Manchester United look set to trigger a one-year extension in Marcus Rashford's contract to try and fend off immediate interest from both Real Madrid and Barcelona.

The England international has stalled on extending his contract, which is set to expire in the summer of 2020, prompting rumours that he could be sold to either of the La Liga giants.


However, according to The SunUnited are not prepared to risk losing Rashford, so they will automatically extend his contract as soon as possible. 

Once that is all sorted out, the plan is to actually agree on a fresh contract for Rashford. Recent reports have suggested that the 21-year-old is nearing a new long-term deal at Old Trafford, but The Sun state that the structure of their five-year proposal is currently proving to be a problem in negotiations.

Nevertheless, United remain confident that they will be able to keep him at the club, and see a new contract as the perfect way to tell Real and Barcelona that he is not for sale.

A club source is quoted as saying: “We will trigger the option in his deal some time during this summer window. He is not being sold to anyone under any circumstances though despite talks going on for a fair while now.

“We know there’s lots of interest in him, that’s obvious. There’ll also be sizeable offers for him as well. We’re confident he wants to sign but we have to be firm and we expect this all to be sorted in the next few weeks.

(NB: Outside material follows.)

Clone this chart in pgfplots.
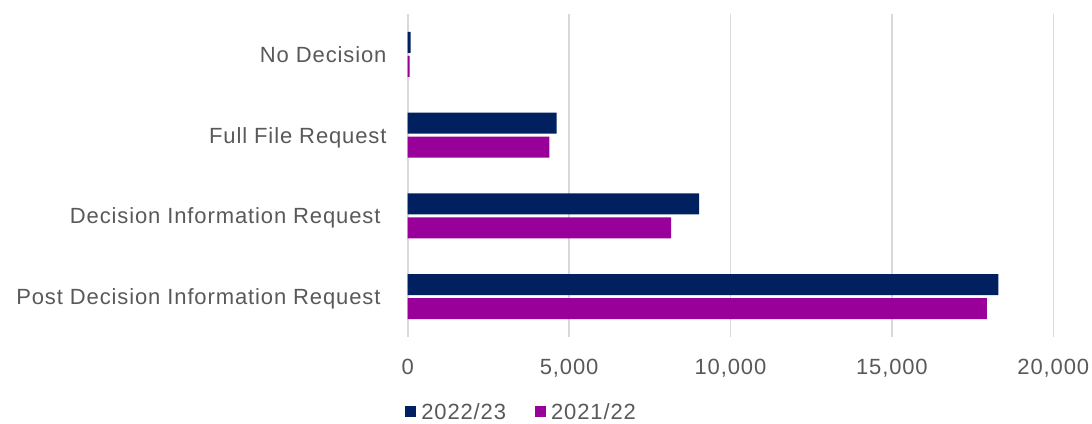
\documentclass[border=0pt]{standalone}
\usepackage{pgfplots}
\pgfplotsset{compat=1.18}
\usepackage{fontspec}
\setmainfont{Liberation Sans}[LetterSpace=4]
\definecolor{navy}{HTML}{002060}
\definecolor{plum}{HTML}{990099}
\definecolor{txt}{HTML}{595959}
\definecolor{gridc}{HTML}{D9D9D9}

\begin{document}
\begin{tikzpicture}
\begin{axis}[
  at={(407.7pt,86pt)}, anchor=south west,
  scale only axis, width=645.6pt, height=323pt,
  xbar, bar width=21pt,
  xmin=0, xmax=20000, ymin=-0.5, ymax=3.5,
  xtick={0,5000,...,20000},
  scaled x ticks=false,
  ytick={0,1,2,3},
  yticklabels={Post Decision Information Request\hspace*{6pt},Decision Information Request\hspace*{6pt},Full File Request,No Decision},
  axis line style={draw=none},
  major tick length=0pt,
  xmajorgrids, major grid style={gridc, line width=1.6pt},
  font=\fontsize{22}{26}\selectfont,
  tick label style={text=txt},
  xticklabel style={anchor=base, inner sep=0pt, yshift=-37pt},
  yticklabel style={anchor=base east, inner sep=0pt, xshift=-21pt, yshift=-8pt},
  /pgf/number format/assume math mode=true,
  /pgf/number format/fixed,
  /pgf/number format/1000 sep={,},
  legend columns=2,
  legend style={at={(rel axis cs:-0.004,-0.232)}, anchor=west, draw=none, fill=none,
    inner sep=0pt, text=txt, font=\fontsize{22}{26}\selectfont,
    /tikz/every even column/.append style={column sep=27pt}},
  legend image code/.code={\fill[#1] (0pt,-5.5pt) rectangle (11pt,5.5pt); \path (14pt,0pt);},
]
% 2022/23
\addplot[fill=navy, draw=none, bar shift=12pt] coordinates {
  (18300,0) (9030,1) (4610,2) (90,3)};
% 2021/22
\addplot[fill=plum, draw=none, bar shift=-12pt] coordinates {
  (17940,0) (8160,1) (4390,2) (60,3)};
\legend{2022/23,2021/22}
\end{axis}
\pgfresetboundingbox
\path (0,0) rectangle (1092pt,423pt);
\end{tikzpicture}
\end{document}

“Ole wants him fully focused on his football and wants the speculation to end around him as soon as possible. We know the extra year gives us some breathing space to sort this out and a bit of an insurance policy.”


Last season, Rashford racked up 13 goals and nine assists in 47 appearances for United, establishing himself as one of Ole Gunnar Solskjaer's most important players.

He was shifted into a central role at the expense of Romelu Lukaku, and talk of a new contract for Rashford could push the Belgian closer to the exit door at Old Trafford. He is said to have already agreed terms with Inter, and it is now just a question of the two sides agreeing a fee.